DO THIS: Omit the pictures, then write out every entry exactly as it reads.

-- ROWS start --

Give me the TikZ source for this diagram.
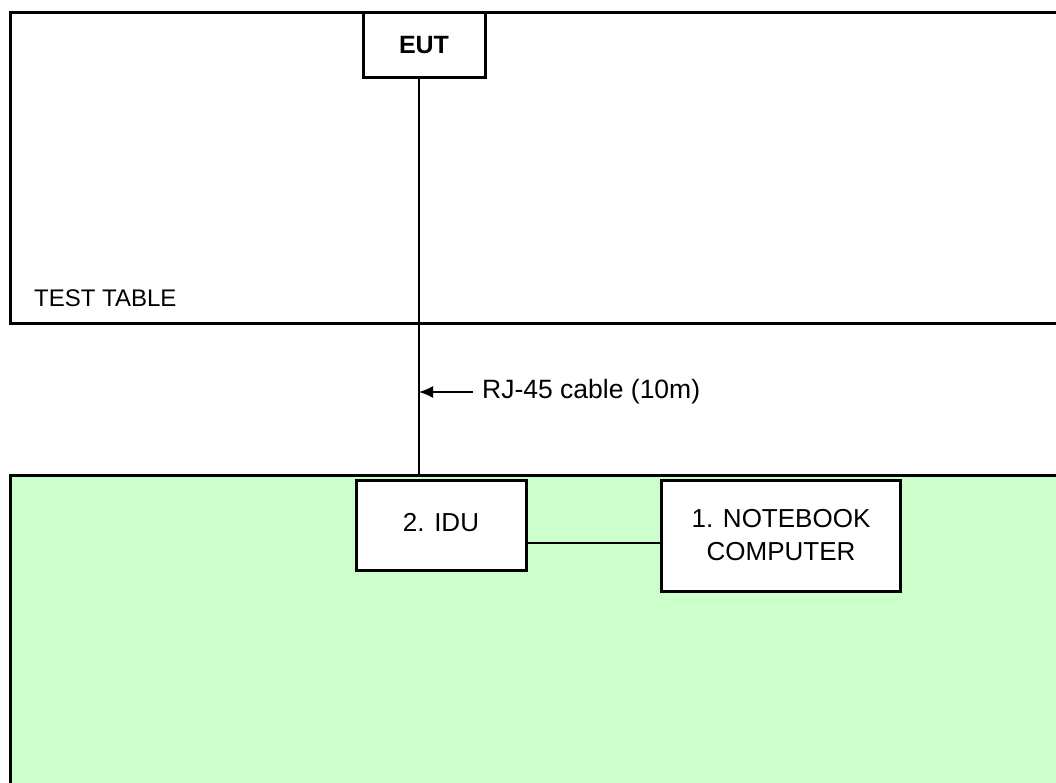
\documentclass[tikz,border=0pt]{standalone}
\usepackage{fontspec}
\setmainfont{Liberation Sans}
\usepackage{tikz}
\usetikzlibrary{arrows.meta, positioning}
\definecolor{benchgreen}{HTML}{CCFFCC}

\begin{document}
\begin{tikzpicture}[x=1pt, y=-1pt,
    unitbox/.style={draw, line width=3pt, fill=white, inner sep=2pt, align=center,
      font=\fontsize{26}{33}\selectfont},
    plaintext/.style={inner sep=2pt, font=\fontsize{26.5}{30}\selectfont}]
  \useasboundingbox (0, 0) rectangle (1056, 783);

  % Test table
  \draw[line width=3pt] (1070, 13) -- (10, 13) -- (10, 323) -- (1070, 323);
  \node[plaintext, anchor=west, font=\fontsize{24}{28}\selectfont] (tabletext) at (32, 298) {TEST TABLE};

  % Ground plane
  \fill[benchgreen] (10, 475) rectangle (1070, 800);
  \draw[line width=3pt] (10, 800) -- (10, 475) -- (1070, 475);

  % Units
  \node[unitbox, minimum width=122, minimum height=65, font=\fontsize{25}{28}\selectfont\bfseries]
    (eut) at (424, 45.5) {EUT};
  \node[unitbox, minimum width=170, minimum height=90] (idu) at (441, 525) {\raisebox{5pt}{2. IDU}};
  \node[unitbox, minimum width=239, minimum height=111] (notebook) at (781, 535.5)
    {1. NOTEBOOK\\COMPUTER};

  % Cables
  \coordinate (drop) at (419, 475);
  \coordinate (link) at (594, 543);
  \draw[line width=2pt] (eut.south -| drop) -- (drop);
  \draw[line width=1.5pt] (idu.east |- link) -- (notebook.west |- link);

  \node[plaintext, anchor=west] (rjtext) at (480, 392) {RJ-45 cable (10m)};
  \draw[line width=1.5pt, shorten <=7pt, -{Latex[length=14pt, width=12pt]}] (rjtext.west) -- (drop |- rjtext.west);
\end{tikzpicture}
\end{document}
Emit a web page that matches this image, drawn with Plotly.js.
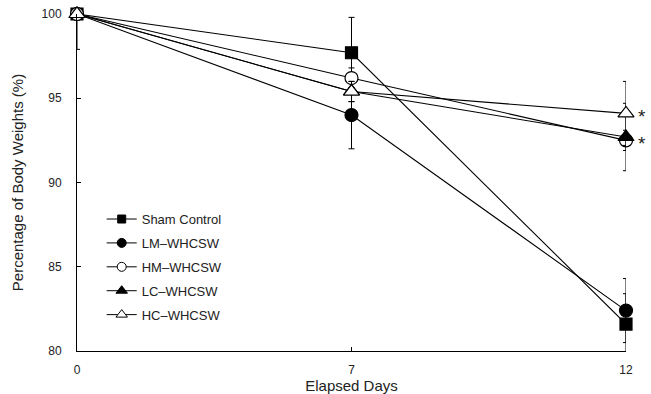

-- ROWS end --

TASK RESULT:
Give me the TikZ source for this diagram.
\documentclass[tikz,border=0pt]{standalone}
\usepackage{fontspec}
\setmainfont{Liberation Sans}
\usepackage{tikz}
\usetikzlibrary{arrows.meta, positioning}
\definecolor{benchgreen}{HTML}{CCFFCC}

\begin{document}
\begin{tikzpicture}[x=1pt, y=-1pt,
    unitbox/.style={draw, line width=3pt, fill=white, inner sep=2pt, align=center,
      font=\fontsize{26}{33}\selectfont},
    plaintext/.style={inner sep=2pt, font=\fontsize{26.5}{30}\selectfont}]
  \useasboundingbox (0, 0) rectangle (1056, 783);

  % Test table
  \draw[line width=3pt] (1070, 13) -- (10, 13) -- (10, 323) -- (1070, 323);
  \node[plaintext, anchor=west, font=\fontsize{24}{28}\selectfont] (tabletext) at (32, 298) {TEST TABLE};

  % Ground plane
  \fill[benchgreen] (10, 475) rectangle (1070, 800);
  \draw[line width=3pt] (10, 800) -- (10, 475) -- (1070, 475);

  % Units
  \node[unitbox, minimum width=122, minimum height=65, font=\fontsize{25}{28}\selectfont\bfseries]
    (eut) at (424, 45.5) {EUT};
  \node[unitbox, minimum width=170, minimum height=90] (idu) at (441, 525) {\raisebox{5pt}{2. IDU}};
  \node[unitbox, minimum width=239, minimum height=111] (notebook) at (781, 535.5)
    {1. NOTEBOOK\\COMPUTER};

  % Cables
  \coordinate (drop) at (419, 475);
  \coordinate (link) at (594, 543);
  \draw[line width=2pt] (eut.south -| drop) -- (drop);
  \draw[line width=1.5pt] (idu.east |- link) -- (notebook.west |- link);

  \node[plaintext, anchor=west] (rjtext) at (480, 392) {RJ-45 cable (10m)};
  \draw[line width=1.5pt, shorten <=7pt, -{Latex[length=14pt, width=12pt]}] (rjtext.west) -- (drop |- rjtext.west);
\end{tikzpicture}
\end{document}
Emit a web page that matches this image, drawn with Plotly.js.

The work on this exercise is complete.